What is in this article?:
- Prospects for U.S. agriculture continue to be strong
- China largest customer
- Running close to capacity
- CRP enrollments down
- Exports have become key driver
Prospects for U.S. agriculture continue to be strong with record income in 2011 and a strong balance sheet.
Exports have become key driver
Exports have become a key driver in producer returns. Beef, pork and broiler exports were at record levels in 2011. Export outlook should be strong in 2012 as well, with the major constraint being tight supplies.
Prices for livestock, dairy and poultry were either at record levels in 2011 or expected to hit record levels in 2012. The all milk price is expected to decline by almost 9 percent as record high prices have resulted in increased milk production. Prices are expected to fall in the first quarter but should rise throughout the second half of the year.
Food prices to moderate
Food prices were closely watched in 2011 as year-over-year inflation rates for all food rose from 1.8 percent in January 2011 to 4.7 percent in November. Food at home inflation peaked at 6.2 percent, year-over-year, in October 2011.
Inflation estimates for January 2012 suggest food prices have begun to moderate. Year-over- year inflation rates for all food were estimated by BLS at 4.4 percent and for food-at-home at 5.0 percent.

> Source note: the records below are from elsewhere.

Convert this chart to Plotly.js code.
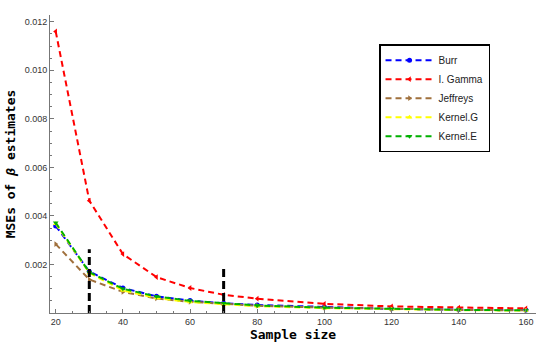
<!DOCTYPE html>
<html><head><meta charset="utf-8">
<script src="https://cdn.plot.ly/plotly-3.0.1.min.js"></script>
<style>html,body{margin:0;padding:0;background:#fff}#c{width:545px;height:344px}</style>
</head><body><div id="c"></div>
<script>
const sampleSize = [20, 30, 40, 50, 60, 70, 80, 100, 120, 140, 160];
const burr     = [0.00359, 0.00171, 0.00103, 0.00069, 0.00051, 0.00040, 0.00033, 0.00025, 0.00017, 0.00014, 0.00012];
const iGamma   = [0.01160, 0.00463, 0.00243, 0.00148, 0.00103, 0.00075, 0.00059, 0.00038, 0.00027, 0.00022, 0.00019];
const jeffreys = [0.00284, 0.00138, 0.00087, 0.00060, 0.00046, 0.00037, 0.00030, 0.00022, 0.00016, 0.00013, 0.00011];
const kernelG  = [0.00368, 0.00165, 0.00093, 0.00062, 0.00045, 0.00035, 0.00028, 0.00020, 0.00015, 0.00012, 0.00010];
const kernelE  = [0.00372, 0.00168, 0.00100, 0.00068, 0.00050, 0.00040, 0.00031, 0.00022, 0.00016, 0.00013, 0.00011];
const seriesNames = ['Burr', 'I. Gamma', 'Jeffreys', 'Kernel.G', 'Kernel.E'];
const vlineX = [30, 70];
const vlineTop = [0.00263, 0.00195];

const colors = ['#0000ff', '#ff0000', '#a0703c', '#ffff00', '#00b000'];
const symbols = ['circle', 'triangle-left', 'triangle-right', 'triangle-up', 'triangle-down'];
const vals = [burr, iGamma, jeffreys, kernelG, kernelE];

const traces = vals.map((v, i) => ({
  x: sampleSize, y: v, name: seriesNames[i], type: 'scatter', mode: 'lines+markers',
  line: {color: colors[i], width: 2, dash: '6px,4px'},
  marker: {color: colors[i], symbol: symbols[i], size: 5}
}));
vlineX.forEach((x, i) => traces.push({
  x: [x, x], y: [0, vlineTop[i]], type: 'scatter', mode: 'lines', showlegend: false,
  line: {color: '#000', width: 3, dash: '8px,4px'}, hoverinfo: 'skip'
}));

const layout = {
  width: 545, height: 344,
  margin: {l: 50, r: 9, t: 15, b: 31},
  paper_bgcolor: '#fff', plot_bgcolor: '#fff',
  showlegend: true,
  legend: {x: 0.677, y: 0.902, xanchor: 'left', yanchor: 'top',
    bgcolor: '#fff', bordercolor: '#000', borderwidth: 1.5,
    font: {family: 'Liberation Sans, Arial, sans-serif', size: 10, color: '#222'},
    itemwidth: 48},
  xaxis: {range: [18.3, 163], showgrid: false, zeroline: false,
    showline: true, linecolor: '#777', linewidth: 1,
    ticks: 'inside', ticklen: 4, tickcolor: '#777', tickvals: [20, 40, 60, 80, 100, 120, 140, 160],
    minor: {dtick: 5, tick0: 0, ticks: 'inside', ticklen: 2, tickcolor: '#777'},
    tickfont: {family: 'Liberation Sans, Arial, sans-serif', size: 9, color: '#333'},
    title: {text: '<b>Sample size</b>', standoff: 4,
      font: {family: 'DejaVu Sans Mono, monospace', size: 13, color: '#000'}}},
  yaxis: {range: [0, 0.01228], showgrid: false, zeroline: false,
    showline: true, linecolor: '#777', linewidth: 1,
    ticks: 'inside', ticklen: 4, tickcolor: '#777',
    tickvals: [0.002, 0.004, 0.006, 0.008, 0.010, 0.012], tickformat: '.3f',
    minor: {dtick: 0.0005, tick0: 0, ticks: 'inside', ticklen: 2, tickcolor: '#777'},
    tickfont: {family: 'Liberation Sans, Arial, sans-serif', size: 9, color: '#333'},
    title: {text: '<b>MSEs of <i>β</i> estimates</b>', standoff: 6,
      font: {family: 'DejaVu Sans Mono, monospace', size: 13, color: '#000'}}}
};
Plotly.newPlot('c', traces, layout, {staticPlot: true});
</script></body></html>
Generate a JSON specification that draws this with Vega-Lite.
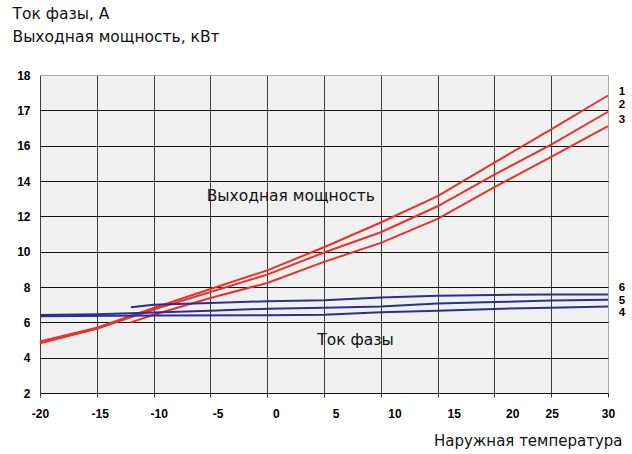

ERS currently is forecasting inflation rates for all food and food at home to be between 2.5 and 3.5 percent for 2012.
Agriculture’s strong performance is projected to ease in 2012. Net cash income for 2012 is forecast at $96.3 billion, down 11.5 percent from 2011, but still the second highest in nominal terms on record. Cash receipts for 2012 are forecast at $364.1 billion, a record high in nominal terms. Total expenses are projected to increase $12.5 billion.
Farm asset values are likely to increase by more than 5 percent for the third consecutive year. Debt is expected to rise 3.8 percent. The inflation-adjusted value of the farm sector’s equity is expected to establish a new record high.
It is gratifying for an economist to watch markets follow the basic laws of supply and demand. High prices have prompted a global production response for most commodities.
As a result of increased plantings and generally favorable yields, record production levels have been reached this year which have helped moderate prices for most crop prices.
Slowing demand for ethanol means that corn stocks will likely increase in 2012/12 assuming a return to trend yields. This should help moderate record feed grain prices.
Livestock markets should see increasing margins towards the end of 2012 as the new crop is harvested bringing down feed costs.
There are still a number of key uncertainties starting with the size of the South American corn and soybean crops and the persistent dry areas of the Southern U.S.
Nonetheless, prospects for U.S. agriculture continue to be strong with record income in 2011 and a strong balance sheet.